Diyanet-Sen Merzifon İlçe Başkanı Hüseyin Kayıkcı din görevlilerinin çok önemli bir vazifeyi ifa ettiklerini belirterek “Din görevlileri olarak bu önemli süreçte birlik ve beraberlik içerisinde güçlerimizi birleştirerek vatan ve din düşmanlarına ve maneviyat düşmanlarına karşı birlikte hareket edelim diyoruz. Din görevlisi olmak hayırlı ve mübarek bir meslektir. Ülkemizin dört bir tarafında adanmışlık ruhuyla, hasbi bir anlayışla görevlerini yapan aziz topluluk her türlü kıymete ve takdire değerdir. Bu meslek öyle bir meslek ki bundan emekli olmak da yoktur. Diyanet-Sen, din görevlisine hizmet dine hizmettir diye yola çıkarak mesai mefhumu gözetmeden yaz-kış demeden sizlere hizmet etmeye devam ediyor. 90 bini geçen üyesiyle 19 yıldır hizmet kolunda yetkiyle istikrar ve başarının değişmeyen adresi Diyanet-Sen, değerler sendikacılığından taviz vermeden yoluna devam ediyor. Sendikacılık anlayışımız sığ bir ideolojik sendikacılık anlayışı değildir. 140 bin Diyanet personelinin hepsinin sorumluluğu, hassasiyeti bizim üzerimizdedir. Bu hassasiyeti gözeterek çalışmalarımızı sürdürüyoruz. Bizler erdemliler hareketini vizyon edinmiş bir hareketiz. Onun için her dönemin zalimlerinin karşısında, mazlumların yanında olduk. Nerede bir mazlum varsa onun elinden tuttuk.” şeklinde konuştu.
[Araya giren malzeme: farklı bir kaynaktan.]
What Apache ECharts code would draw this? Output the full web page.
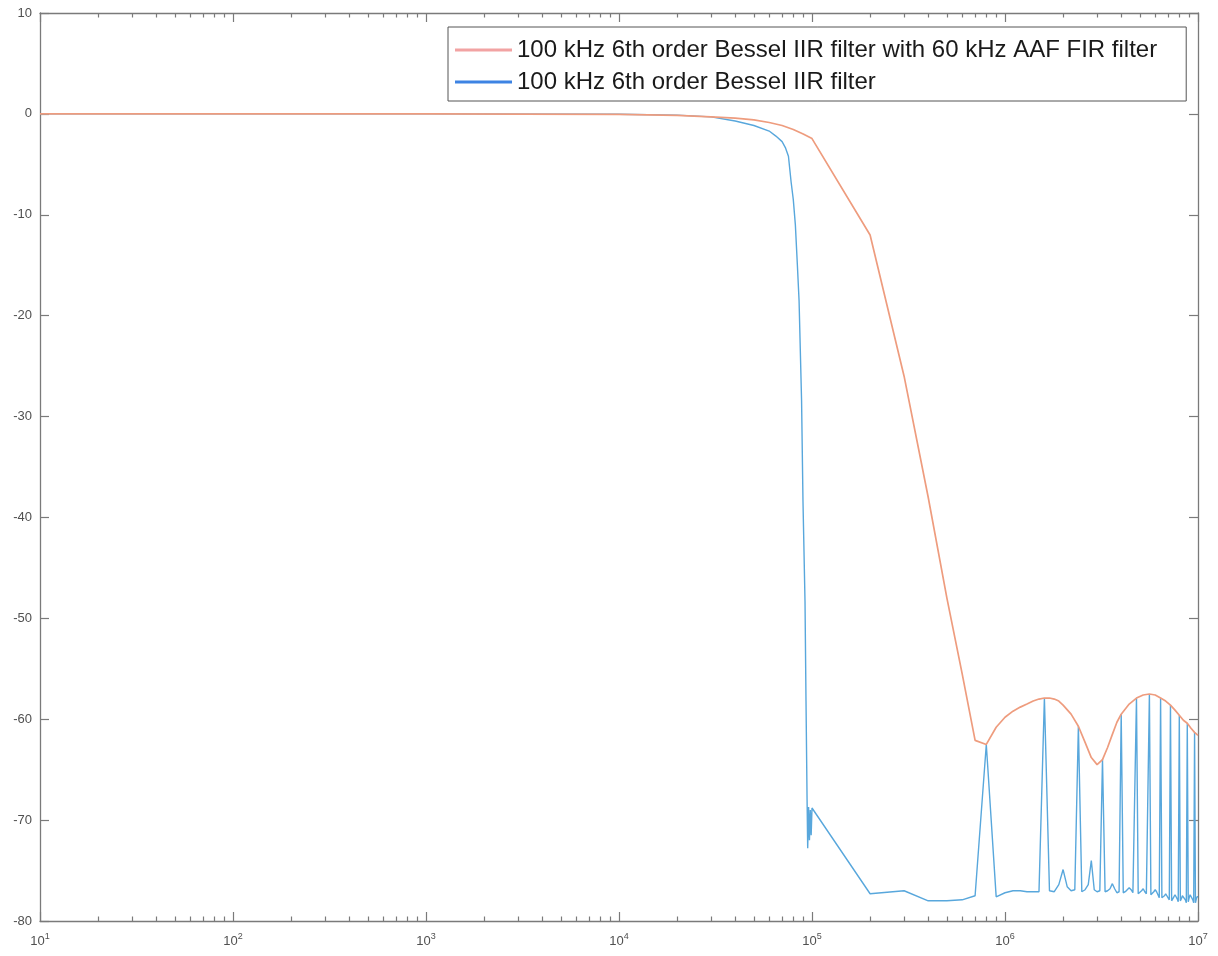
<!DOCTYPE html>
<html>
<head>
<meta charset="utf-8">
<script src="https://cdn.jsdelivr.net/npm/echarts@6/dist/echarts.min.js"></script>
<style>
  html, body { margin: 0; padding: 0; background: #ffffff; }
  #chart { width: 1218px; height: 956px; }
</style>
</head>
<body>
<div id="chart"></div>
<script>
// ---- data (frequencies in kHz, magnitudes in dB) ----
const orangeName = '100 kHz 6th order Bessel IIR filter with 60 kHz AAF FIR filter';
const blueName = '100 kHz 6th order Bessel IIR filter';

const orangeFreqKHz = [0.01, 1, 10, 20, 30, 40, 50, 60, 70, 80, 90, 100,
  200, 300, 400, 500, 600, 700, 800, 900, 1000, 1100, 1200, 1300, 1400, 1500,
  1600, 1700, 1800, 1900, 2000, 2200, 2400, 2600, 2800, 3000, 3200, 3400, 3600,
  3800, 4000, 4400, 4800, 5200, 5600, 6000, 6400, 6800, 7200, 7600, 8000, 8400,
  8800, 9200, 9600, 10000];
const orangeDb = [0, 0, -0.05, -0.15, -0.3, -0.42, -0.6, -0.85, -1.15, -1.55, -2.0, -2.45,
  -12.0, -26.0, -38.0, -48.0, -55.5, -62.1, -62.5, -60.8, -59.8, -59.2, -58.8, -58.5, -58.2, -58.0,
  -57.9, -57.9, -58.0, -58.2, -58.6, -59.5, -60.7, -62.3, -63.8, -64.5, -64.0, -62.8, -61.5,
  -60.3, -59.5, -58.5, -57.9, -57.6, -57.5, -57.6, -57.9, -58.2, -58.6, -59.1, -59.6, -60.1,
  -60.4, -60.9, -61.3, -61.6];

const blueFreqKHz = [0.01, 1, 10, 20, 30, 40, 50, 60, 65, 70, 73, 75.5, 78, 80, 82, 84, 85.7,
  88.3, 89.8, 92, 93.1, 94.3, 95, 96, 97, 98, 99, 100,
  200, 300, 400, 500, 600, 700, 800, 900, 1000,
  1100, 1200, 1300, 1400, 1500, 1600, 1700, 1800, 1900, 2000,
  2100, 2200, 2300, 2400, 2500, 2600, 2700, 2800, 2900, 3000,
  3100, 3200, 3300, 3400, 3500, 3600, 3700, 3800, 3900, 4000,
  4100, 4200, 4300, 4400, 4500, 4600, 4700, 4800, 4900, 5000,
  5100, 5200, 5300, 5400, 5500, 5600, 5700, 5800, 5900, 6000,
  6100, 6200, 6300, 6400, 6500, 6600, 6700, 6800, 6900, 7000,
  7100, 7200, 7300, 7400, 7500, 7600, 7700, 7800, 7900, 8000,
  8100, 8200, 8300, 8400, 8500, 8600, 8700, 8800, 8900, 9000,
  9100, 9200, 9300, 9400, 9500, 9600, 9700, 9800, 9900, 10000];
const blueDb = [0, 0, -0.03, -0.12, -0.3, -0.7, -1.15, -1.7, -2.2, -2.75, -3.4, -4.2, -6.8, -8.5, -11, -15, -18.5,
  -28.4, -38.4, -48.3, -58.2, -68.0, -72.8, -68.7, -72.0, -69.0, -71.5, -68.8,
  -77.3, -77.0, -78.0, -78.0, -77.9, -77.5, -62.5, -77.6, -77.2,
  -77.0, -77.0, -77.1, -77.1, -77.1, -57.9, -77.0, -77.1, -76.4, -74.9,
  -76.6, -77.0, -76.9, -60.7, -77.1, -76.9, -76.4, -74.0, -76.9, -77.1,
  -77.0, -64.0, -77.1, -77.0, -76.8, -76.3, -76.8, -77.2, -77.1, -59.5,
  -77.2, -77.1, -77.0, -76.7, -76.9, -77.2, -77.3, -57.9, -77.3, -77.2,
  -77.0, -76.8, -77.1, -77.3, -77.4, -57.5, -77.4, -77.3, -77.1, -76.9,
  -77.1, -77.4, -77.7, -57.9, -77.7, -77.6, -77.5, -77.3, -77.4, -77.7,
  -77.9, -58.6, -78.0, -77.9, -77.6, -77.4, -77.6, -77.8, -78.1, -59.6,
  -78.0, -77.8, -77.5, -77.4, -77.6, -77.9, -78.2, -60.4, -78.1, -77.7,
  -77.4, -77.3, -77.5, -77.9, -78.2, -61.3, -78.2, -77.8, -77.6, -77.6];

const xMin = 10, xMax = 1e7;
const yMin = -80, yMax = 10, yStep = 10;

// ---- styles ----
const FONT = '"Liberation Sans", Arial, Helvetica, sans-serif';
const AXIS_COLOR = '#7a7a7a';
const LABEL_COLOR = '#505050';
const ORANGE = '#ee9c7e';
const BLUE = '#58a7dc';

function toPairs(fk, db) { return fk.map((f, i) => [f * 1000, db[i]]); }

const chart = echarts.init(document.getElementById('chart'), null, { renderer: 'canvas' });

function xAxisCfg(pos, showLabels) {
  return {
    type: 'log', logBase: 10, position: pos, min: xMin, max: xMax,
    axisLine: { show: true, onZero: false, lineStyle: { color: AXIS_COLOR, width: 1.3 } },
    axisTick: { show: true, inside: true, length: 9, lineStyle: { color: AXIS_COLOR, width: 1.2 } },
    minorTick: { show: true, splitNumber: 9, length: 4.5, lineStyle: { color: AXIS_COLOR, width: 1.2 } },
    splitLine: { show: false },
    minorSplitLine: { show: false },
    axisLabel: {
      show: showLabels, margin: 11, showMinLabel: true, showMaxLabel: true,
      formatter: function (v) { return '{b|10}{s|' + Math.round(Math.log10(v)) + '}'; },
      rich: {
        b: { fontSize: 13, color: LABEL_COLOR, fontFamily: FONT },
        s: { fontSize: 9, color: LABEL_COLOR, fontFamily: FONT, padding: [0, 0, 9, 0] }
      }
    }
  };
}
function yAxisCfg(pos, showLabels) {
  return {
    type: 'value', position: pos, min: yMin, max: yMax, interval: yStep,
    axisLine: { show: true, onZero: false, lineStyle: { color: AXIS_COLOR, width: 1.3 } },
    axisTick: { show: true, inside: true, length: 9, lineStyle: { color: AXIS_COLOR, width: 1.2 } },
    splitLine: { show: false },
    axisLabel: { show: showLabels, margin: 8, color: LABEL_COLOR, fontSize: 13, fontFamily: FONT,
      showMinLabel: true, showMaxLabel: true }
  };
}

chart.setOption({
  animation: false,
  backgroundColor: '#ffffff',
  grid: { left: 40, right: 20, top: 13, bottom: 35, containLabel: false, outerBoundsMode: 'none' },
  xAxis: [xAxisCfg('bottom', true), xAxisCfg('top', false)],
  yAxis: [yAxisCfg('left', true), yAxisCfg('right', false)],
  legend: {
    show: true, orient: 'vertical', left: 448, top: 27,
    padding: [11, 29, 7, 7], itemGap: 8, itemWidth: 57, itemHeight: 3,
    backgroundColor: '#ffffff', borderColor: '#555555', borderWidth: 1, borderRadius: 0,
    icon: 'rect',
    textStyle: { fontSize: 24, lineHeight: 24, color: '#1a1a1a', fontFamily: FONT },
    data: [
      { name: orangeName, itemStyle: { color: '#f2a3a3' } },
      { name: blueName, itemStyle: { color: '#3d83e3' } }
    ]
  },
  series: [
    {
      name: blueName, type: 'line', xAxisIndex: 0, yAxisIndex: 0,
      data: toPairs(blueFreqKHz, blueDb),
      showSymbol: false, symbol: 'none',
      lineStyle: { color: BLUE, width: 1.4 }, itemStyle: { color: BLUE }, z: 2
    },
    {
      name: orangeName, type: 'line', xAxisIndex: 0, yAxisIndex: 0,
      data: toPairs(orangeFreqKHz, orangeDb),
      showSymbol: false, symbol: 'none',
      lineStyle: { color: ORANGE, width: 1.7 }, itemStyle: { color: ORANGE }, z: 3
    }
  ]
});
</script>
</body>
</html>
DİZAYN ETME ÇABALARINA İZİN VERMEYECEĞİZ
Bazı kesimlerin başörtülü kadınlara yaptıkları alçaklıkları unutturmak istediğini anlatan Diyanet-Sen Merzifon İlçe Başkanı Hüseyin Kayıkcı; “Kur’an kursu düşmanları, başörtüsü düşmanları, İmam Hatip düşmanları mevzilerinde duruyorlar. Yalnız bizlerin tökezlemesini bekliyorlar. Onun için toplum mühendislerini devreye soktular. Başörtülü bacılarımıza yaptıkları alçaklıkları unutturmak istiyorlar. Kur’an kurslarımıza çizmelerle girdikleri, kapılara kilit vurdukları günleri unutturmak istiyorlar. Uyanık olacağız. Neler kazandık, hangi seviyeye geldik. Toplum mühendislerinin toplumu kendi sapık ideolojilerine dönük dizayn etme çabalarına fırsat vermeyeceğiz. Din görevlisi olarak bizlerin bulunduğumuz köyde, mahallede, camide görevimizi yerine getirmemiz lazım. Camiden çıkarken ‘bu milletin gençliğine, cemaatine görevimi yaptım’ rahatlığını içimizde hissetmemiz lazım.” ifadelerini kullandı.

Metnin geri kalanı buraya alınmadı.